My race strategy was on a par with my training regimen. I would go out fast and hold the lead as long as I could. Because there were just 181 runners, this would be possible.

 

I did go out fast -- much too fast. I led for a few hundred yards, but then I got a terrible stitch in my side. I was clutching my ribs as runner after runner jogged by. Soon I recovered, but now my goal was just to finish. I remember reaching the five-mile mark in Framingham, the ten-mile mark in Natick. But by then, for the first time in a race, I had stopped running.

 

I would walk for a while, and then start jogging again. I passed the halfway mark near Wellesley College, but I knew that I would never make it all the way. My feet were blistered and I was dead last, far behind the guy in 180th place. A few minutes later, a kindly driver offered to take me to Boston.  

 

Just an hour after the first runners crossed the finish line, the Boston papers had the results of the race.

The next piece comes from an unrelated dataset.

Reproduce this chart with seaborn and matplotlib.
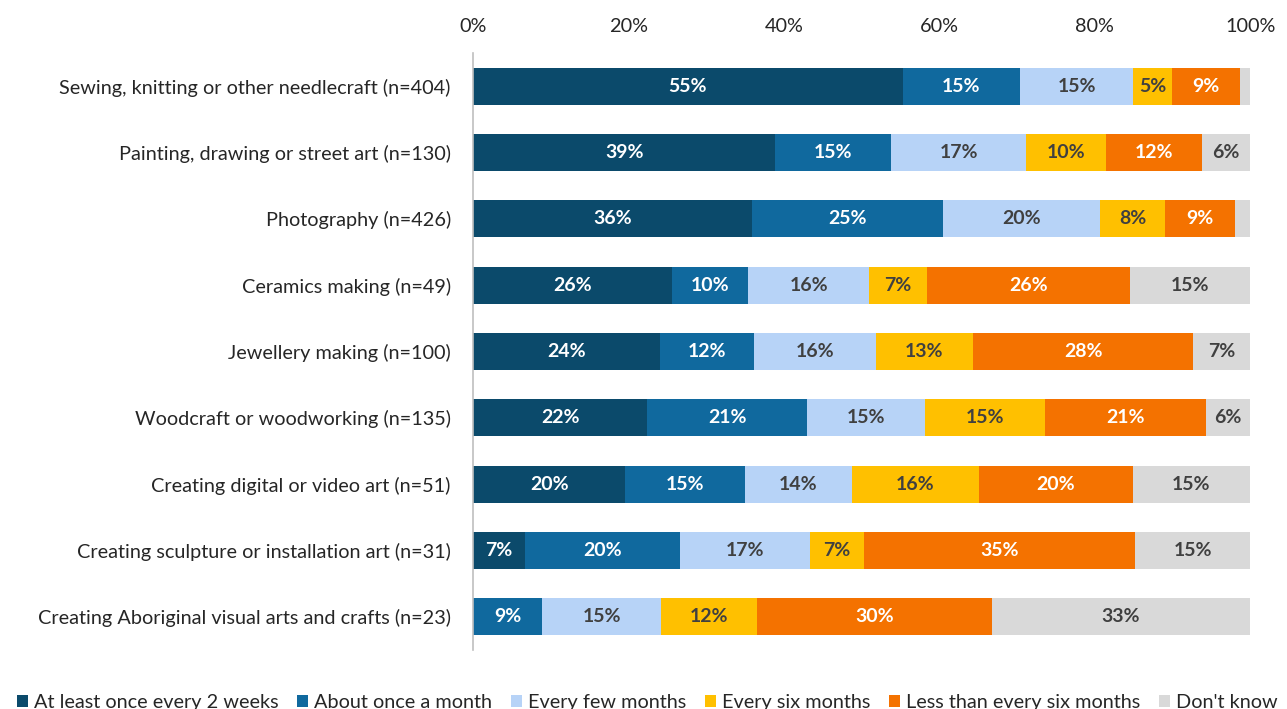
import numpy as np
import pandas as pd
import matplotlib
matplotlib.use("Agg")
import matplotlib.pyplot as plt
import seaborn as sns
from matplotlib.patches import Patch

categories = [
    "Sewing, knitting or other needlecraft (n=404)",
    "Painting, drawing or street art (n=130)",
    "Photography (n=426)",
    "Ceramics making (n=49)",
    "Jewellery making (n=100)",
    "Woodcraft or woodworking (n=135)",
    "Creating digital or video art (n=51)",
    "Creating sculpture or installation art (n=31)",
    "Creating Aboriginal visual arts and crafts (n=23)",
]
series_names = [
    "At least once every 2 weeks",
    "About once a month",
    "Every few months",
    "Every six months",
    "Less than every six months",
    "Don't know",
]
at_least_2weeks = [55.3, 38.9, 35.9, 25.6, 24.1, 22.4, 19.6, 6.7, 0.0]
once_a_month    = [15.1, 14.9, 24.6, 9.8, 12.1, 20.6, 15.4, 19.9, 8.9]
few_months      = [14.6, 17.4, 20.2, 15.6, 15.6, 15.2, 13.8, 16.8, 15.3]
six_months      = [5.0, 10.3, 8.4, 7.4, 12.6, 15.4, 16.3, 6.9, 12.4]
less_six_months = [8.7, 12.3, 9.0, 26.2, 28.3, 20.7, 19.8, 34.9, 30.2]
dont_know       = [1.3, 6.2, 1.9, 15.4, 7.3, 5.7, 15.1, 14.8, 33.2]
x_ticks = [0, 20, 40, 60, 80, 100]

colors = ["#0B4A6B", "#10699E", "#B7D3F7", "#FFC000", "#F47200", "#D9D9D9"]
text_colors = ["white", "white", "#404040", "#404040", "white", "#404040"]

series = [at_least_2weeks, once_a_month, few_months, six_months, less_six_months, dont_know]
vals = np.array(series)  # shape (6, 9)
cum = np.cumsum(vals, axis=0)

sns.set_theme(style="white")
plt.rcParams["font.family"] = ["Lato", "DejaVu Sans"]

fig = plt.figure(figsize=(12.87, 7.09), dpi=100)
ax = fig.add_axes([0.3675, 0.0832, 0.6038, 0.842])

for k in range(len(series) - 1, -1, -1):
    df = pd.DataFrame({"category": categories, "value": cum[k]})
    sns.barplot(data=df, y="category", x="value", order=categories,
                color=colors[k], saturation=1, width=0.56, ax=ax,
                edgecolor="none", linewidth=0)

# labels
for k in range(len(series)):
    for i in range(len(categories)):
        v = vals[k, i]
        if v < 3:
            continue
        xc = cum[k, i] - v / 2
        ax.text(xc, i, f"{round(v):.0f}%", ha="center", va="center",
                fontsize=14, fontweight="bold", color=text_colors[k])

ax.set_xlim(0, 100)
ax.set_ylim(8.5, -0.5)
ax.xaxis.tick_top()
ax.set_xticks(x_ticks)
ax.set_xticklabels([f"{t}%" for t in x_ticks])
ax.tick_params(axis="x", length=0, labelsize=14.3, pad=13, colors="#262626")
ax.tick_params(axis="y", length=0, labelsize=14.3, pad=16, colors="#262626")
ax.set_xlabel("")
ax.set_ylabel("")
for s in ["top", "right", "bottom"]:
    ax.spines[s].set_visible(False)
ax.spines["left"].set_color("#BFBFBF")
ax.spines["left"].set_linewidth(1.2)

handles = [Patch(facecolor=c, edgecolor="none") for c in colors]
fig.legend(handles, series_names, loc="lower center", bbox_to_anchor=(0.503, -0.028),
           ncol=6, frameon=False, fontsize=14.3, handlelength=0.55, handleheight=0.55,
           handletextpad=0.3, columnspacing=0.95)

fig.savefig("out.png", dpi=100)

Here are the words in the second paragraph of a first-page story:

 

“The fleeting glory of leading the pack went to Steve Slavin of Brooklyn. He was instantly pursued by Kurt Steiner. After a quarter mile Slavin clutched his side and dropped back, evidently because of the fast pace he had set."

 

When I showed the clip to Clarence and his good friend, Teddy, the two of them burst out laughing.

 

"What's so funny?" I asked. "You're laughing at me because I went out so fast?"

 

They just shook their heads, and couldn't stop laughing. Finally, they were able to explain why the article was so funny. It turned out that Kurt Steiner was well known for sprinting into the lead at the start of marathons.

 

Then Clarence added, "You must have gone out of there like a bat out of hell to beat that guy!"

 

Maybe thirty years later, I heard that Kurt Steiner was the director of a road race I'd be running in. I walked over to him and asked, "Mr. Steiner?"

 

"Yah?" He was in his late sixties or early seventies, and had what sounded like a German accent.

 

I handed him the clipping. A few seconds later he growled, "You vere zuh guy!!!"